Other records they broke –
- Most games in match ever: 183 games over three days
- Most games in a single day: The first 118 games of the fifth set of Mahut-Isner match, played on 23 June 2010
- Longest play in a single day: The first 118 games of the fifth set of the 2010 Mahut-Isner match were played on its second day—23 June and lasted 7 hours and 6 minutes.
- Mens – Longest singles match by time played and number of games: In 2010, John Isner took 183 games to defeat Nicolas Mahut 6-4, 3-6, 6-7(7), 7-6(3), 70-68 in 11 hours and 5 minutes of play time in the first round.

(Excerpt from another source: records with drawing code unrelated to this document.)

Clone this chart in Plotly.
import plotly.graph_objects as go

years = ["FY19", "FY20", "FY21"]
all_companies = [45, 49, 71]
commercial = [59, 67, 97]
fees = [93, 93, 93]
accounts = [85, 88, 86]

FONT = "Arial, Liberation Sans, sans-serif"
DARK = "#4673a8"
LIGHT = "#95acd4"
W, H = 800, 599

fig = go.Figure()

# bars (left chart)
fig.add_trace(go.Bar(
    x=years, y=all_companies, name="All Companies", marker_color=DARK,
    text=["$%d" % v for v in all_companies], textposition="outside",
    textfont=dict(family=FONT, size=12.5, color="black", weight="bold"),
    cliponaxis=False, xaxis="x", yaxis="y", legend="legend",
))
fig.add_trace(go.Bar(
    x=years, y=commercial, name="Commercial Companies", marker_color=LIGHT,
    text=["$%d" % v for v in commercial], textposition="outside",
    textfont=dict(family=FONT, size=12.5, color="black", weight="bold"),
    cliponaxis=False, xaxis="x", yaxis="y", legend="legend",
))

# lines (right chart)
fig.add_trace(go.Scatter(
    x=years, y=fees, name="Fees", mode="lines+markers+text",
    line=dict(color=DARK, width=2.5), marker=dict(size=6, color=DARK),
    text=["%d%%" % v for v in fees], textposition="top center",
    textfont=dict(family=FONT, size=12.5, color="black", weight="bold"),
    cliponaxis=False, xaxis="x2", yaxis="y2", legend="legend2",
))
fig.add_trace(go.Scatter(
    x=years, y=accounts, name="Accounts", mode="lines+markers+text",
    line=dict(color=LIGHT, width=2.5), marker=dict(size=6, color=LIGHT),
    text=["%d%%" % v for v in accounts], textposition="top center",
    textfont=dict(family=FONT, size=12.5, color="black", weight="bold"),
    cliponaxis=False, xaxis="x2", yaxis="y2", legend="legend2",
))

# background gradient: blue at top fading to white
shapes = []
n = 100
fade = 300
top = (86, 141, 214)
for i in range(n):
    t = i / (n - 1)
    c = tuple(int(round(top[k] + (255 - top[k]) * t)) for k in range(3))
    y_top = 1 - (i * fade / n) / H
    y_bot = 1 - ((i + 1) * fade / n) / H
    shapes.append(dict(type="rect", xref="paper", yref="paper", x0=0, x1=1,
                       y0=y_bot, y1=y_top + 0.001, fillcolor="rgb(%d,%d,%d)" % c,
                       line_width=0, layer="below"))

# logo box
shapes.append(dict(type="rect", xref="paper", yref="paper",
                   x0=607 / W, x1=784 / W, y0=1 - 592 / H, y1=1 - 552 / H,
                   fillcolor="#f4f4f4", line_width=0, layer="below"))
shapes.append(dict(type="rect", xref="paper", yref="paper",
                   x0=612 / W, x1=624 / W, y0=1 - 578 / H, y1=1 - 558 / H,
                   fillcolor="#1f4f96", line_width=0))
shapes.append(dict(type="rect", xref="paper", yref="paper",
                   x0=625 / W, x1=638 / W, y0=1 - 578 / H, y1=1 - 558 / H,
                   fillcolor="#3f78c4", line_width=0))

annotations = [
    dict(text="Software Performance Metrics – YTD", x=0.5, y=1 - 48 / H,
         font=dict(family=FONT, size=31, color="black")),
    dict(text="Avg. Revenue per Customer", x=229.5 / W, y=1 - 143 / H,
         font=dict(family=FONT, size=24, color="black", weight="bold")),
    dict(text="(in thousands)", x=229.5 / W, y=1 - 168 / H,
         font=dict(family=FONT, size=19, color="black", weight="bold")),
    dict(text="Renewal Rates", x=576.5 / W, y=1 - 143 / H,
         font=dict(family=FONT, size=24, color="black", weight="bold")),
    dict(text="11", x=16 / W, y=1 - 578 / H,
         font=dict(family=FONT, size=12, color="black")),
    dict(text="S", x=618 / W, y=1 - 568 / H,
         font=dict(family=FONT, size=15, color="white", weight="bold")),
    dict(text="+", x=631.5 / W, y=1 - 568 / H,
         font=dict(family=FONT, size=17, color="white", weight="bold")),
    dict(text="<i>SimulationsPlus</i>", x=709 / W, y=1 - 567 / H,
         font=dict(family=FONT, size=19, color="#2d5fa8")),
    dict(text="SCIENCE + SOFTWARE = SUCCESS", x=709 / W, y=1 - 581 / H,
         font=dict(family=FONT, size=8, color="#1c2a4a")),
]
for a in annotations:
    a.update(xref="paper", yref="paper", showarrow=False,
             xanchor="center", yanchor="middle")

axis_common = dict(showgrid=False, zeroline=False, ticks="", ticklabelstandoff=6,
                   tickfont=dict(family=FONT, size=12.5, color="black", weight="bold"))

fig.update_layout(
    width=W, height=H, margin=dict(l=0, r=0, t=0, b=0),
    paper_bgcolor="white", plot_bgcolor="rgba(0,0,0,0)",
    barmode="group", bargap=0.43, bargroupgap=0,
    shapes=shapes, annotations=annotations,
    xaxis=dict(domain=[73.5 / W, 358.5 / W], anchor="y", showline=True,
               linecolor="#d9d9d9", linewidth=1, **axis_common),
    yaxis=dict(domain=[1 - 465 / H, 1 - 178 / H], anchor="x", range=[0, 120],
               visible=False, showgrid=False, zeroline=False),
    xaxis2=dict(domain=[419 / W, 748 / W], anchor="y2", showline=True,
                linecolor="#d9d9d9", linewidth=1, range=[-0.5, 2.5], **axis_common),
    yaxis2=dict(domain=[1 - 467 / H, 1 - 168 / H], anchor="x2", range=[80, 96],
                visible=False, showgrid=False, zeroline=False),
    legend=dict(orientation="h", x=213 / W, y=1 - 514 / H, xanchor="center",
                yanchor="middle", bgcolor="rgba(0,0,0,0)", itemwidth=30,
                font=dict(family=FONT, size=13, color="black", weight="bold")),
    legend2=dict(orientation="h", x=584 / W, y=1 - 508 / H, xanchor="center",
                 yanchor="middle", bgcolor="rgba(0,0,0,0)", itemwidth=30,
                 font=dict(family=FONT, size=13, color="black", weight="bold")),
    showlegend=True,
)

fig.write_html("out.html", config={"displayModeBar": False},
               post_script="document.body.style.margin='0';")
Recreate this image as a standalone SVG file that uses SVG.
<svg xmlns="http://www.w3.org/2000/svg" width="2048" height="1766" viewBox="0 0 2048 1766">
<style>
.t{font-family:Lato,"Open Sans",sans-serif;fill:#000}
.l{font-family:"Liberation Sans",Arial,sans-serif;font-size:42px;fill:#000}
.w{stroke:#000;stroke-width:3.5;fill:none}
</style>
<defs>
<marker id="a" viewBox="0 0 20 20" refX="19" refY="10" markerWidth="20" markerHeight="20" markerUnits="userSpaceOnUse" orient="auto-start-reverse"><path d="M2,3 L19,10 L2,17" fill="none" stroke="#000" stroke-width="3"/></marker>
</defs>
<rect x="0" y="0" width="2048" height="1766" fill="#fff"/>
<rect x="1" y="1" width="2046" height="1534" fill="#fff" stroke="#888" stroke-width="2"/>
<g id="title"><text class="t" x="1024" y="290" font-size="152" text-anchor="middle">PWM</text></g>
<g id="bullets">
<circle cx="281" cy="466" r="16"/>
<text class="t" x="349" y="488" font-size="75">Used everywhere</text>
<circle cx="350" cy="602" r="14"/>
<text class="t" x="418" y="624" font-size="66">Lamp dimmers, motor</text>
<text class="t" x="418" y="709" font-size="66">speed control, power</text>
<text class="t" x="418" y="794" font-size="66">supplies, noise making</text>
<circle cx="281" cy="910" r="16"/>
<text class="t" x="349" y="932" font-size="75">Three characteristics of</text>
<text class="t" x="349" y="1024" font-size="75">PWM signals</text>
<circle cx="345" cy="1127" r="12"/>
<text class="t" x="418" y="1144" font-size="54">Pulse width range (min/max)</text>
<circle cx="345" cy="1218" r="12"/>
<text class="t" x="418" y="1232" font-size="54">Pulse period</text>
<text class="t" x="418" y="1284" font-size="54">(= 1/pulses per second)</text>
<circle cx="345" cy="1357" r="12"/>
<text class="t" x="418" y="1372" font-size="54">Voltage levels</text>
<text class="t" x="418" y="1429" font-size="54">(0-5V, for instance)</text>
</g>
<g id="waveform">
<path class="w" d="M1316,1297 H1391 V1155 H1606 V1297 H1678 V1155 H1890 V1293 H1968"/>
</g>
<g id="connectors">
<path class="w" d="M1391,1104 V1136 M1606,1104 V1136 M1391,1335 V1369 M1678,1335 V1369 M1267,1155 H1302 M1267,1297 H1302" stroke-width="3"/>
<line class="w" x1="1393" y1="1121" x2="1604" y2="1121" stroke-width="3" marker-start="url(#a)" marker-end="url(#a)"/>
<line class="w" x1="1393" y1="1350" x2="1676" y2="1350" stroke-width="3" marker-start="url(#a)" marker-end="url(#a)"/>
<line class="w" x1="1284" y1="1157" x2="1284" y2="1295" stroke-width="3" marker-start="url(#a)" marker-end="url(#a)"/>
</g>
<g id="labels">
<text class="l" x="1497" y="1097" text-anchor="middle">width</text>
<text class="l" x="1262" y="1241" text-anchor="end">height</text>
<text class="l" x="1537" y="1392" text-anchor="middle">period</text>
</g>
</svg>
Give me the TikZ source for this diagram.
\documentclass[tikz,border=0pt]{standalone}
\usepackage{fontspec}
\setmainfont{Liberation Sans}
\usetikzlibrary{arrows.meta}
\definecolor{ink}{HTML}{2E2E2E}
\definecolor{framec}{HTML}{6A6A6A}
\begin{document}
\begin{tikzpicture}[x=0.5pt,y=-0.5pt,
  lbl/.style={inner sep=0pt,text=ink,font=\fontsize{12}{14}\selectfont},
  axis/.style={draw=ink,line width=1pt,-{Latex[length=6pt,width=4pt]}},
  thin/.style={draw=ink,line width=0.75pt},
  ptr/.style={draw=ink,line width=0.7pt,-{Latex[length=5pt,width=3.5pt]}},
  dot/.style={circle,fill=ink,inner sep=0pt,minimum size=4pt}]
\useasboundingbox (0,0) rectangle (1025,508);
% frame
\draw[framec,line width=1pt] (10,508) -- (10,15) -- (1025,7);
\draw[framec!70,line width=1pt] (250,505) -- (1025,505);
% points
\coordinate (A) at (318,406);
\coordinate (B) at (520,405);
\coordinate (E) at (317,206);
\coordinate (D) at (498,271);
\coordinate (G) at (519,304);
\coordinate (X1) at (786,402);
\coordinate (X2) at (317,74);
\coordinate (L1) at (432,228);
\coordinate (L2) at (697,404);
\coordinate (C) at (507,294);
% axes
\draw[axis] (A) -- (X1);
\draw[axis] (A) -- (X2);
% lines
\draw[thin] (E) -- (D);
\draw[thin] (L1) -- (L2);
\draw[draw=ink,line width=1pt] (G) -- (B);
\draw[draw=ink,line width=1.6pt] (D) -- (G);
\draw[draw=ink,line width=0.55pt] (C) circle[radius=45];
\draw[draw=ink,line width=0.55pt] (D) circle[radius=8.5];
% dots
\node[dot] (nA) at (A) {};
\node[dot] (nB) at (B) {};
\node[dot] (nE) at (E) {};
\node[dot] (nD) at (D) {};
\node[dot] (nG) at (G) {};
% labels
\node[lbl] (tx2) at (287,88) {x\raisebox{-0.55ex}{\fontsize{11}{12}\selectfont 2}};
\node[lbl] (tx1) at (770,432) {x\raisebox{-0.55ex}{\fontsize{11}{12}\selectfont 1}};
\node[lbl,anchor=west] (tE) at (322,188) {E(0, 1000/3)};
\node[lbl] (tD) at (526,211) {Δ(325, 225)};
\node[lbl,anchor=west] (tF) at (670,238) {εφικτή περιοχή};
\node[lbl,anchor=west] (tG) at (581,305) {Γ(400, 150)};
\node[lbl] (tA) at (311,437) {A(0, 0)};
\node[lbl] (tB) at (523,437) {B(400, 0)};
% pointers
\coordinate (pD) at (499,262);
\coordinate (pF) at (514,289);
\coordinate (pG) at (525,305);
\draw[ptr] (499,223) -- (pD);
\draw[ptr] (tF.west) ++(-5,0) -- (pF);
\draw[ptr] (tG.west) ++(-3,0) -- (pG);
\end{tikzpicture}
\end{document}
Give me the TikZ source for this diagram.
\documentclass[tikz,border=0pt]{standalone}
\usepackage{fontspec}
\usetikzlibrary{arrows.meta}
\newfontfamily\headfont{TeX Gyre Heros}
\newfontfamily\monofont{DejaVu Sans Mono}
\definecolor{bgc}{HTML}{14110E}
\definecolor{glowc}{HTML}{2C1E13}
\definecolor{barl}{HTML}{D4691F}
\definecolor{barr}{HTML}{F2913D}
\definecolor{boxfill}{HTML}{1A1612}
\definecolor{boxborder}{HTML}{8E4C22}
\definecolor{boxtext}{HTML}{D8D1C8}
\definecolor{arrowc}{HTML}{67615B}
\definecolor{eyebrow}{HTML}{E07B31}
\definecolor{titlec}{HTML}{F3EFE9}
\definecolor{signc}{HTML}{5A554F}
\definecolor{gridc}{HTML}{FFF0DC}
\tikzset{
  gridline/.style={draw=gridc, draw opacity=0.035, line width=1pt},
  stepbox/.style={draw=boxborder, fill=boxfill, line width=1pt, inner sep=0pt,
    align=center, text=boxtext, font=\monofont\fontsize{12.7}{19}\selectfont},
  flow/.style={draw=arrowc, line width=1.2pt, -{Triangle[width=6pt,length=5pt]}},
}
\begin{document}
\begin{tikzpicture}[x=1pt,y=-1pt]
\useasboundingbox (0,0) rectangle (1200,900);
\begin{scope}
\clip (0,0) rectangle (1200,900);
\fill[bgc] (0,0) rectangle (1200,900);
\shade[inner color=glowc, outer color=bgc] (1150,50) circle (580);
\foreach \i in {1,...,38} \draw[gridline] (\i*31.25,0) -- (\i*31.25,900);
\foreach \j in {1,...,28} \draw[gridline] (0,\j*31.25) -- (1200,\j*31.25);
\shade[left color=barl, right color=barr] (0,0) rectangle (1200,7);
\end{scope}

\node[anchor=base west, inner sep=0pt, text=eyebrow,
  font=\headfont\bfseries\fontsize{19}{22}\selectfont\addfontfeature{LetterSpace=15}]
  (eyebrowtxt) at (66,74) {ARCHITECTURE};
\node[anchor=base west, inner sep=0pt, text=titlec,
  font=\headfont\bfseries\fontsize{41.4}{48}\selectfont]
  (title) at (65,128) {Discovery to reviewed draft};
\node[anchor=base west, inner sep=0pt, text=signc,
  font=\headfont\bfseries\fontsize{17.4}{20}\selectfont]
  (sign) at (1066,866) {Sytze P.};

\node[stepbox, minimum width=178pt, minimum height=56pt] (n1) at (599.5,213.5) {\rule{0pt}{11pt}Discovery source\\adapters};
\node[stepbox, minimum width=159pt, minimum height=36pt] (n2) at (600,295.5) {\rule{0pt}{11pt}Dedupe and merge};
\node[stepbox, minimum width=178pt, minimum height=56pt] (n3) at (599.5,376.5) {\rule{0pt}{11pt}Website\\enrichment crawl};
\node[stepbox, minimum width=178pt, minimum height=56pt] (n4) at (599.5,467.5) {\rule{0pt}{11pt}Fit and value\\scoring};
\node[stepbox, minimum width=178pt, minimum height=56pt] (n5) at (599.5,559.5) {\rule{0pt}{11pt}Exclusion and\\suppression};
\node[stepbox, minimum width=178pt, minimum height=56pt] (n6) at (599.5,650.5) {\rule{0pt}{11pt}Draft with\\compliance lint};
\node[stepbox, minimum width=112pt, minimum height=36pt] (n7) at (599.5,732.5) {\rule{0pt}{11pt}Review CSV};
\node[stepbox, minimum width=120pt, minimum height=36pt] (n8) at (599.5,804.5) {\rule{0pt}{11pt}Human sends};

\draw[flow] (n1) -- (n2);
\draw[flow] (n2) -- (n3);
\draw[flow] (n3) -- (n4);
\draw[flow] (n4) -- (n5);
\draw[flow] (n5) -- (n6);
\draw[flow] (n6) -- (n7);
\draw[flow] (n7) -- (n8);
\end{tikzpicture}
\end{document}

No matter what John Isner and Nicolas Mahut accomplish moving forward, no matter tournaments won, wives married, divorced, or lives saved, they will be remembered more for one monumental match — the longest one recorded in professional tennis. One that started Tuesday, continued Wednesday, and ended Thursday after 182 games that lasted 11 hours 5 minutes.
“I got a little bit tired,” Isner said afterward, his sense of humor firmly intact. After deconstructing Jarkko Nieminen in front of Queen Elizabeth II on Centre Court, Andy Murray saw Isner and Mahut in the locker room. Isner looked normal, Murray said. But it was Mahut who warmed up by running on a treadmill, as if the 118 games on Wednesday had not sapped his strength. (Seriously, warming up?)
“The guy is an absolute warrior,” Isner said of Mahut. “This is something we’ll share forever.” When Isner left Wednesday night, he said he felt as if the match had become a dream, and he expected to wake Thursday to reality. Instead, he resumed the longest match in tennis history, a dream in its own right, and won it.
I doubt this will ever br broken in the next 20 years.